• _Direction_:
Retype every line from the start of the data down to and including the line with "inner sep=0pt, plaintxt] (women)". Skip the pictures.

• _Collected material_:
- - - -
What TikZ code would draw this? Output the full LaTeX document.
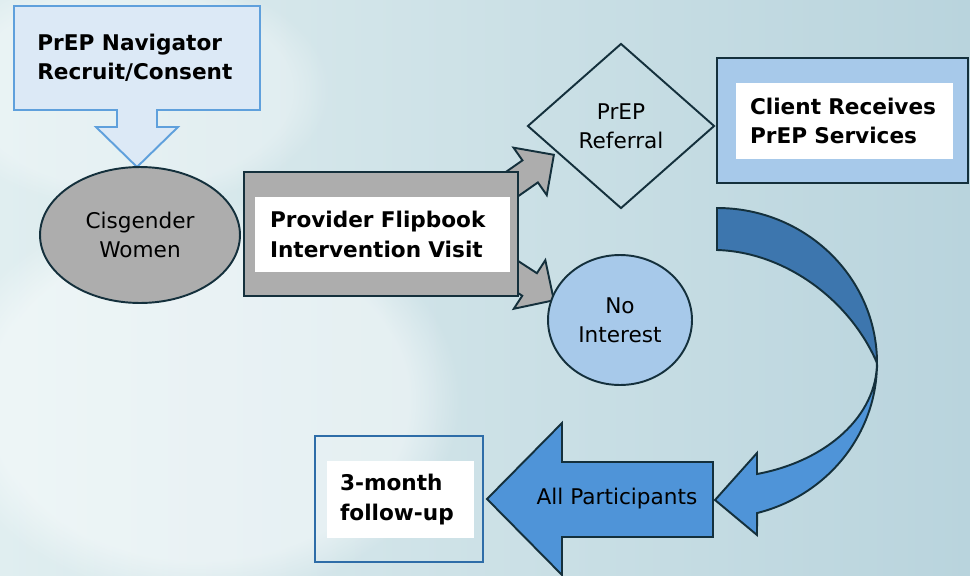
\documentclass[tikz,border=0pt]{standalone}
\usepackage{fontspec}
\setmainfont{DejaVu Sans}
\usetikzlibrary{shapes.geometric,shapes.arrows,fadings}

\definecolor{edgedark}{HTML}{14303C}
\definecolor{greyfill}{HTML}{ADADAD}
\definecolor{paleblue}{HTML}{A7C9EA}
\definecolor{calloutfill}{HTML}{DCE9F6}
\definecolor{calloutedge}{HTML}{5FA0DC}
\definecolor{arrowblue}{HTML}{4F94D8}
\definecolor{arrowdark}{HTML}{3D76AE}
\definecolor{boxedge}{HTML}{2E6DA8}
\definecolor{bgleft}{HTML}{E0EEF0}
\definecolor{bgright}{HTML}{B9D4DD}

\tikzset{
  boldtxt/.style={font=\bfseries\fontsize{12.3}{16.6}\selectfont, align=left},
  plaintxt/.style={font=\fontsize{12.3}{16.6}\selectfont, align=center},
  outline/.style={draw=edgedark, line width=1.1pt},
  whitebox/.style={fill=white, inner ysep=0pt, boldtxt},
  greyarrow/.style={single arrow, fill=greyfill, outline, inner sep=0.25cm,
    single arrow head extend=0.31cm, minimum height=1.5cm, anchor=tip}
}

\begin{document}
\begin{tikzpicture}[x=0.02cm, y=-0.02cm]
  \useasboundingbox (0,0) rectangle (970,575);
  % background
  \begin{scope}
    \clip (0,0) rectangle (970,575);
    \shade[left color=bgleft, right color=bgright] (0,0) rectangle (970,575);
    \fill[white, opacity=0.45, path fading=circle with fuzzy edge 20 percent] (200,400) ellipse (260 and 200);
    \fill[white, opacity=0.3, path fading=circle with fuzzy edge 20 percent] (130,90) ellipse (200 and 120);
  \end{scope}

  % small grey arrows out of the visit box
  \node[greyarrow, rotate=35] (upArrow) at (555,154) {};
  \node[greyarrow, rotate=-33] (downArrow) at (555,301) {};

  % recruit callout
  \draw[fill=calloutfill, draw=calloutedge, line width=1.1pt]
    (14,6) -- (260,6) -- (260,110) -- (157,110) -- (157,127) -- (178,127)
    -- (137,167) -- (96,127) -- (117,127) -- (117,110) -- (14,110) -- cycle;
  \node[boldtxt, anchor=west, inner sep=0pt] (recruit) at (37,57.5)
    {PrEP Navigator\\Recruit/Consent};

  \node[ellipse, fill=greyfill, outline, minimum width=4cm, minimum height=2.72cm,
    inner sep=0pt, plaintxt] (women) at (140,235) {Cisgender\\Women};

  % intervention visit
  \node[fill=greyfill, outline, minimum width=5.48cm, minimum height=2.48cm] (visit) at (381,234) {};
  \node[whitebox, text width=4.5cm, inner xsep=0.3cm, minimum height=1.5cm] (visitText) at (382.5,234.5)
    {Provider Flipbook\\Intervention Visit};

  \node[diamond, outline, minimum width=3.74cm, minimum height=3.3cm, inner sep=0pt,
    plaintxt] (referral) at (621,126) {PrEP\\Referral};

  \node[ellipse, fill=paleblue, outline, minimum width=2.88cm, minimum height=2.6cm,
    inner sep=0pt, plaintxt] (noInterest) at (620,320) {No\\Interest};

  % client receives services
  \node[fill=paleblue, outline, minimum width=5.02cm, minimum height=2.5cm] (client) at (842.5,120.5) {};
  \node[whitebox, text width=3.78cm, inner xsep=0.28cm, minimum height=1.52cm] (clientText) at (844.5,121)
    {Client Receives\\PrEP Services};

  % curved return arrow
  \draw[fill=arrowdark, outline] (717,208) arc[start angle=-90, end angle=0, x radius=160, y radius=155]
    .. controls (850,300) and (785,252) .. (717,250) -- cycle;
  \draw[fill=arrowblue, outline] (877,363) arc[start angle=0, end angle=75.5, x radius=160, y radius=155]
    -- (757,535) -- (715,500) -- (757,453) -- (757,474)
    arc[start angle=75.5, end angle=0, x radius=160, y radius=115] -- cycle;

  % all participants arrow
  \draw[fill=arrowblue, outline] (487,499) -- (562,423) -- (562,462) -- (713,462)
    -- (713,537) -- (562,537) -- (562,575) -- cycle;
  \node[plaintxt, inner sep=0pt] (allPart) at (617,499) {All Participants};

  % follow-up
  \node[draw=boxedge, line width=1.5pt, minimum width=3.36cm, minimum height=2.52cm] (followup) at (399,499) {};
  \node[whitebox, text width=2.42cm, inner xsep=0.26cm, minimum height=1.54cm] (followText) at (400.5,499.5)
    {3-month\\follow-up};
\end{tikzpicture}
\end{document}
- - - -
• _Answer to this task_:
What TikZ code would draw this? Output the full LaTeX document.
\documentclass[tikz,border=0pt]{standalone}
\usepackage{fontspec}
\setmainfont{DejaVu Sans}
\usetikzlibrary{shapes.geometric,shapes.arrows,fadings}

\definecolor{edgedark}{HTML}{14303C}
\definecolor{greyfill}{HTML}{ADADAD}
\definecolor{paleblue}{HTML}{A7C9EA}
\definecolor{calloutfill}{HTML}{DCE9F6}
\definecolor{calloutedge}{HTML}{5FA0DC}
\definecolor{arrowblue}{HTML}{4F94D8}
\definecolor{arrowdark}{HTML}{3D76AE}
\definecolor{boxedge}{HTML}{2E6DA8}
\definecolor{bgleft}{HTML}{E0EEF0}
\definecolor{bgright}{HTML}{B9D4DD}

\tikzset{
  boldtxt/.style={font=\bfseries\fontsize{12.3}{16.6}\selectfont, align=left},
  plaintxt/.style={font=\fontsize{12.3}{16.6}\selectfont, align=center},
  outline/.style={draw=edgedark, line width=1.1pt},
  whitebox/.style={fill=white, inner ysep=0pt, boldtxt},
  greyarrow/.style={single arrow, fill=greyfill, outline, inner sep=0.25cm,
    single arrow head extend=0.31cm, minimum height=1.5cm, anchor=tip}
}

\begin{document}
\begin{tikzpicture}[x=0.02cm, y=-0.02cm]
  \useasboundingbox (0,0) rectangle (970,575);
  % background
  \begin{scope}
    \clip (0,0) rectangle (970,575);
    \shade[left color=bgleft, right color=bgright] (0,0) rectangle (970,575);
    \fill[white, opacity=0.45, path fading=circle with fuzzy edge 20 percent] (200,400) ellipse (260 and 200);
    \fill[white, opacity=0.3, path fading=circle with fuzzy edge 20 percent] (130,90) ellipse (200 and 120);
  \end{scope}

  % small grey arrows out of the visit box
  \node[greyarrow, rotate=35] (upArrow) at (555,154) {};
  \node[greyarrow, rotate=-33] (downArrow) at (555,301) {};

  % recruit callout
  \draw[fill=calloutfill, draw=calloutedge, line width=1.1pt]
    (14,6) -- (260,6) -- (260,110) -- (157,110) -- (157,127) -- (178,127)
    -- (137,167) -- (96,127) -- (117,127) -- (117,110) -- (14,110) -- cycle;
  \node[boldtxt, anchor=west, inner sep=0pt] (recruit) at (37,57.5)
    {PrEP Navigator\\Recruit/Consent};

  \node[ellipse, fill=greyfill, outline, minimum width=4cm, minimum height=2.72cm,
    inner sep=0pt, plaintxt] (women) at (140,235) {Cisgender\\Women};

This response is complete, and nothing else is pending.